| WHAT THE EXERCISE ASKS |
Single out the lines that include the word "this". Copy them.

| RECORDS TO USE |
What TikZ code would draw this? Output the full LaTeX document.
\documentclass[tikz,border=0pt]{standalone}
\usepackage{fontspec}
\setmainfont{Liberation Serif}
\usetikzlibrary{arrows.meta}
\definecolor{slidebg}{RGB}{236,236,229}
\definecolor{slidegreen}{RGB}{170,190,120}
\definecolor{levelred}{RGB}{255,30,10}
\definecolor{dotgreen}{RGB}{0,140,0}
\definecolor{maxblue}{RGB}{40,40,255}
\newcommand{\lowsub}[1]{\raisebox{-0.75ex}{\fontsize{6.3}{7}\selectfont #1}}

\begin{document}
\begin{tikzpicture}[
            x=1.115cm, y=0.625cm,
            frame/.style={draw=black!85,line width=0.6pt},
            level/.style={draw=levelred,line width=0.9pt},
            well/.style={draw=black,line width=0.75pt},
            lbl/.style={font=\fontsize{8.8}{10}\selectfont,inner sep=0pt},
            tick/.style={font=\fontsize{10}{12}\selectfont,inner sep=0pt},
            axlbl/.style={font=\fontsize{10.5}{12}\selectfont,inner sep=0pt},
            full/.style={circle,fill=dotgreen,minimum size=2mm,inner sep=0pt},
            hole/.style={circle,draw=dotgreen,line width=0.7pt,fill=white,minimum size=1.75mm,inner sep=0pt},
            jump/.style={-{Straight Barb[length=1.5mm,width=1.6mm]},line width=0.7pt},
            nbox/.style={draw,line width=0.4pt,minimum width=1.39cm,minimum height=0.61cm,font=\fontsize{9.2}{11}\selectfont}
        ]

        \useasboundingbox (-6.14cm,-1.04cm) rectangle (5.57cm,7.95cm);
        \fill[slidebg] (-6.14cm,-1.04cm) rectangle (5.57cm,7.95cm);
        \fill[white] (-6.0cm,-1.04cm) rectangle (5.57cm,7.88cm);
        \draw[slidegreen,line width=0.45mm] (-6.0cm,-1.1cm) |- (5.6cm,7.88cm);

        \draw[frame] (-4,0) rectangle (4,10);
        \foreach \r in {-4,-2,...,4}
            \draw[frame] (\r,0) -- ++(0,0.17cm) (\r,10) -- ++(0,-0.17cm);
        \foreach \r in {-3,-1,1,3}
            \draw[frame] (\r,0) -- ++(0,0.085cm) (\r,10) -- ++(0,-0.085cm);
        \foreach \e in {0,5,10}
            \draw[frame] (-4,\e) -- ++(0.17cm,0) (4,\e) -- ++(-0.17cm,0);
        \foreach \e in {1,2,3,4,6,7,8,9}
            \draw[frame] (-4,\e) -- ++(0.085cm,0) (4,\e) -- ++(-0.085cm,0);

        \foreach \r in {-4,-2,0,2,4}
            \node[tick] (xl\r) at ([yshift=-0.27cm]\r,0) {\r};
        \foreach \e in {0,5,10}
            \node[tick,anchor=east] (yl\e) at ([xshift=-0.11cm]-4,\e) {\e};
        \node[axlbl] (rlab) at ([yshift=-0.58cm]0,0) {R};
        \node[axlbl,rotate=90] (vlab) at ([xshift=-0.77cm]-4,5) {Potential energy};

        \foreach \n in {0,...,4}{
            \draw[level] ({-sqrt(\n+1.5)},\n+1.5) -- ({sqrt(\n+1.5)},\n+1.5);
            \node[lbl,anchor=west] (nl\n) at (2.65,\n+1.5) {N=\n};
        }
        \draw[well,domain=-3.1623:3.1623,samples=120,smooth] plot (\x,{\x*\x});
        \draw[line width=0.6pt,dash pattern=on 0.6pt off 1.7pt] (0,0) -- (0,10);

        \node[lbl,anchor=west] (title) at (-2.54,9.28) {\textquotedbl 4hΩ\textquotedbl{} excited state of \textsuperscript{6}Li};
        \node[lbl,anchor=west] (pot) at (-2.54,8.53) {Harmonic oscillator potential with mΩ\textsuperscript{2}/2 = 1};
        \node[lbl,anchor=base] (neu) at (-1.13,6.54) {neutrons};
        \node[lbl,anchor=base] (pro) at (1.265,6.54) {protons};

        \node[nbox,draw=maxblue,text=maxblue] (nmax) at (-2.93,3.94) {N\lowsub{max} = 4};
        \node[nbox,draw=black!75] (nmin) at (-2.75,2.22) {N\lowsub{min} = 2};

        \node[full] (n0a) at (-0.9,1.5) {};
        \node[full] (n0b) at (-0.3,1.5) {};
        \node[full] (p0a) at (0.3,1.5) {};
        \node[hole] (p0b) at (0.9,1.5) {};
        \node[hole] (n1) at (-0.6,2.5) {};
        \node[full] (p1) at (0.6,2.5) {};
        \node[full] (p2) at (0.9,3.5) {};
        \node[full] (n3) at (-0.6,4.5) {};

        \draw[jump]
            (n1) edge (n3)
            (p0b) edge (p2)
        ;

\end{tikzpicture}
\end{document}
* * *
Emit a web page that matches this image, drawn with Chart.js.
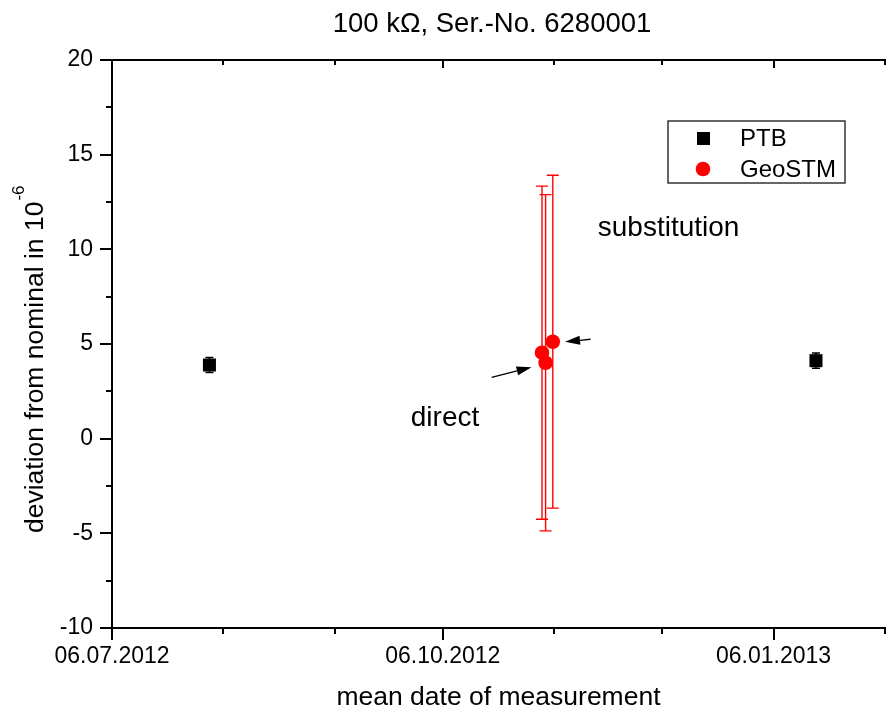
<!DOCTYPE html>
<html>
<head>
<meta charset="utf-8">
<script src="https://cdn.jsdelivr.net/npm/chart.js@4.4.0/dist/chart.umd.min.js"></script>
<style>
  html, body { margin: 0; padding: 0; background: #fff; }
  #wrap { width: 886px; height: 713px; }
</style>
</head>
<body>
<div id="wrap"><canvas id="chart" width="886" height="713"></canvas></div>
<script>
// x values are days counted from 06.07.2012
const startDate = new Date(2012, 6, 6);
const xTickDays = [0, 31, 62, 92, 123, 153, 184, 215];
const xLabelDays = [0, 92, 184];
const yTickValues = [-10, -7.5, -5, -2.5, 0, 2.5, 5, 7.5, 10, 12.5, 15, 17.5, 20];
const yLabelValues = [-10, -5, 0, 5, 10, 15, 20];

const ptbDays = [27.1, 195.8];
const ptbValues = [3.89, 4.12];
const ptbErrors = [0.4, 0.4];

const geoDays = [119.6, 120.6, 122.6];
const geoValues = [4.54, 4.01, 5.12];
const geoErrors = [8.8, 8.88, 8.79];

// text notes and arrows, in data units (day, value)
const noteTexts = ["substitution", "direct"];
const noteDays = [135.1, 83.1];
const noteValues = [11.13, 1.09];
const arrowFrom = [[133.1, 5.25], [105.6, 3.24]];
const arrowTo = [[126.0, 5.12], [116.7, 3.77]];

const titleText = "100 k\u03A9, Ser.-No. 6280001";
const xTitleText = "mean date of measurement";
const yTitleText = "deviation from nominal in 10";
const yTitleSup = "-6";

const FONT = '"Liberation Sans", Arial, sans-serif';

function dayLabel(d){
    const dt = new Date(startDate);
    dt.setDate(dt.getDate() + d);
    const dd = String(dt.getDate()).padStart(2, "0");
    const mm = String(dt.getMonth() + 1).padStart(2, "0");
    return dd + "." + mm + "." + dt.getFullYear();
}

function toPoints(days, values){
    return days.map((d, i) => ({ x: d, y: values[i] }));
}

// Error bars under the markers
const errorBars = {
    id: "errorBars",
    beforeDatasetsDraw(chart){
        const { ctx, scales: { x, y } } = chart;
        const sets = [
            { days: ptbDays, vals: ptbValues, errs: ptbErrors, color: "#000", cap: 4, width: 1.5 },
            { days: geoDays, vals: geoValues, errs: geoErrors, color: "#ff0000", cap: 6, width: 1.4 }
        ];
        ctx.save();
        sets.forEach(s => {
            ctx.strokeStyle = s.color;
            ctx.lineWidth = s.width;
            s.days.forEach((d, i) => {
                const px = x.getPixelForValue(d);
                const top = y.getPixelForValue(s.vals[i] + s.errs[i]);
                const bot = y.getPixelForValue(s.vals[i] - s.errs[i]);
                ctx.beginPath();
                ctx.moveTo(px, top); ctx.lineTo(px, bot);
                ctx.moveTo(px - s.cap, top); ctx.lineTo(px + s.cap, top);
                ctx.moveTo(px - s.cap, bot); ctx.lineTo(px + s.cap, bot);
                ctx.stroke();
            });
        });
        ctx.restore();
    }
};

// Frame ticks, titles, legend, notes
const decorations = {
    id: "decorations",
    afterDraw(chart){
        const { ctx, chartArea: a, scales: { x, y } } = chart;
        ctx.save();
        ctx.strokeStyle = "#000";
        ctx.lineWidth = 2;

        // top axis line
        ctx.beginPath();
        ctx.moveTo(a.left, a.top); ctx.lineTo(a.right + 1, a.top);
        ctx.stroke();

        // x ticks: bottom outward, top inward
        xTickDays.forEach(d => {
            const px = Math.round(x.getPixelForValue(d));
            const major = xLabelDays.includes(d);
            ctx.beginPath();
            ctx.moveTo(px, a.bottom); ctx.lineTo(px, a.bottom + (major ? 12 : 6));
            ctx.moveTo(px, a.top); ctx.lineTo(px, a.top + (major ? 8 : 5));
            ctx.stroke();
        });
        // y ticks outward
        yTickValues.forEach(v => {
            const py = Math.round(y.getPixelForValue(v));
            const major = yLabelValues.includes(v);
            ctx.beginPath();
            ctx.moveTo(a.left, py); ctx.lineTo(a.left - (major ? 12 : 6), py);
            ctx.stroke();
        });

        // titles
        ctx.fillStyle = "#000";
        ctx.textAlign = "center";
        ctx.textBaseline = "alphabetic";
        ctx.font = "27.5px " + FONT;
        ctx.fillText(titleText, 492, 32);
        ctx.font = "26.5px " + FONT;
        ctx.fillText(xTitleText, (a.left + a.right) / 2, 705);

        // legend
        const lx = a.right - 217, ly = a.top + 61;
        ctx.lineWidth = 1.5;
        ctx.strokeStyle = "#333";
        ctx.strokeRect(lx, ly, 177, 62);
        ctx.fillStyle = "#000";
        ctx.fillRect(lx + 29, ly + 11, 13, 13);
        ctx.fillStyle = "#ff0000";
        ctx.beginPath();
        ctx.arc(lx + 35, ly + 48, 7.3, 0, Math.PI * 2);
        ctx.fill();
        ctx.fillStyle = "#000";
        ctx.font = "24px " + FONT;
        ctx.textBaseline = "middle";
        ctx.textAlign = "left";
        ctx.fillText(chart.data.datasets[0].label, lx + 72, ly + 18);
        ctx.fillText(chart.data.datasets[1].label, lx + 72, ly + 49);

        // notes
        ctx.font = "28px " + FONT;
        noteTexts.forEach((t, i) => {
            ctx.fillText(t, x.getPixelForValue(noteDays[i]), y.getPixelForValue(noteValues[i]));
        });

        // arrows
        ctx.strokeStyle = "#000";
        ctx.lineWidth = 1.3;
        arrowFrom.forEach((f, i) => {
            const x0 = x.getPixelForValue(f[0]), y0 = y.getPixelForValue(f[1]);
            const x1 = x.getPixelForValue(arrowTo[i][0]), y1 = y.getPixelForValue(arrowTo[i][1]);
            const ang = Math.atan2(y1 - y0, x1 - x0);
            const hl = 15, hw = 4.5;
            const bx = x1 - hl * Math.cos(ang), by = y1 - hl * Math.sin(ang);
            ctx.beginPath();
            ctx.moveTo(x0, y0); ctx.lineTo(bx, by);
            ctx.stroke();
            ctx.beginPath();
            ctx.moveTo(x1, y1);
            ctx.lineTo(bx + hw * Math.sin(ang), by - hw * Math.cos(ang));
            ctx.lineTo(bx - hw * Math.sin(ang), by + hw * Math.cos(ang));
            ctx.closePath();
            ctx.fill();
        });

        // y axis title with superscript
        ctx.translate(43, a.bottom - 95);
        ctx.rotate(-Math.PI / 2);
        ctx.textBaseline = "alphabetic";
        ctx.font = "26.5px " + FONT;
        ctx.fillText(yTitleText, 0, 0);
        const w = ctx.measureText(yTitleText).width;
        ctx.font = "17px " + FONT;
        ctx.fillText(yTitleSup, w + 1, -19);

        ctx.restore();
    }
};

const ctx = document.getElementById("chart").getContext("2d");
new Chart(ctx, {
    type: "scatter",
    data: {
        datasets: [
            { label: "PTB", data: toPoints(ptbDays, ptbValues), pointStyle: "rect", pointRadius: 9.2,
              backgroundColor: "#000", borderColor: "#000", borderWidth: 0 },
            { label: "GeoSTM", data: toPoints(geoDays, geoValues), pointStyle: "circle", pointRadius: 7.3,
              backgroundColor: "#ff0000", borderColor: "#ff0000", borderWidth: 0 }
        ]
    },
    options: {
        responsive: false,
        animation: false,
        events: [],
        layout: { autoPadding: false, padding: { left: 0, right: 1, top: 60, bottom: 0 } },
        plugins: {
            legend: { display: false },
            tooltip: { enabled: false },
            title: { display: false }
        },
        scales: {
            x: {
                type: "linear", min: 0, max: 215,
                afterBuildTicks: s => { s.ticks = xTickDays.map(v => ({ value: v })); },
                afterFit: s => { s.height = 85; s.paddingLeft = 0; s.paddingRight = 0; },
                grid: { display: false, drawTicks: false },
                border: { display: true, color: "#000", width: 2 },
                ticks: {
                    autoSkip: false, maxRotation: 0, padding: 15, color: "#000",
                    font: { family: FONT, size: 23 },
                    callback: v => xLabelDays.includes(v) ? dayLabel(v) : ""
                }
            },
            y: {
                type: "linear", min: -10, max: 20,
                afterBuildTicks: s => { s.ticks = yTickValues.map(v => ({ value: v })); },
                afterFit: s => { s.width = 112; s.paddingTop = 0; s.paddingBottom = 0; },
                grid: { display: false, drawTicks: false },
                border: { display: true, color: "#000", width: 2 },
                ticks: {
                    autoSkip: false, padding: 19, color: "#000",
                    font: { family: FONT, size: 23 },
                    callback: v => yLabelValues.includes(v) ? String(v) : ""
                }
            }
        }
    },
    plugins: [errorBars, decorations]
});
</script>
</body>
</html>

| RESPONSE TO THE EXERCISE |
What TikZ code would draw this? Output the full LaTeX document.
Emit a web page that matches this image, drawn with Chart.js.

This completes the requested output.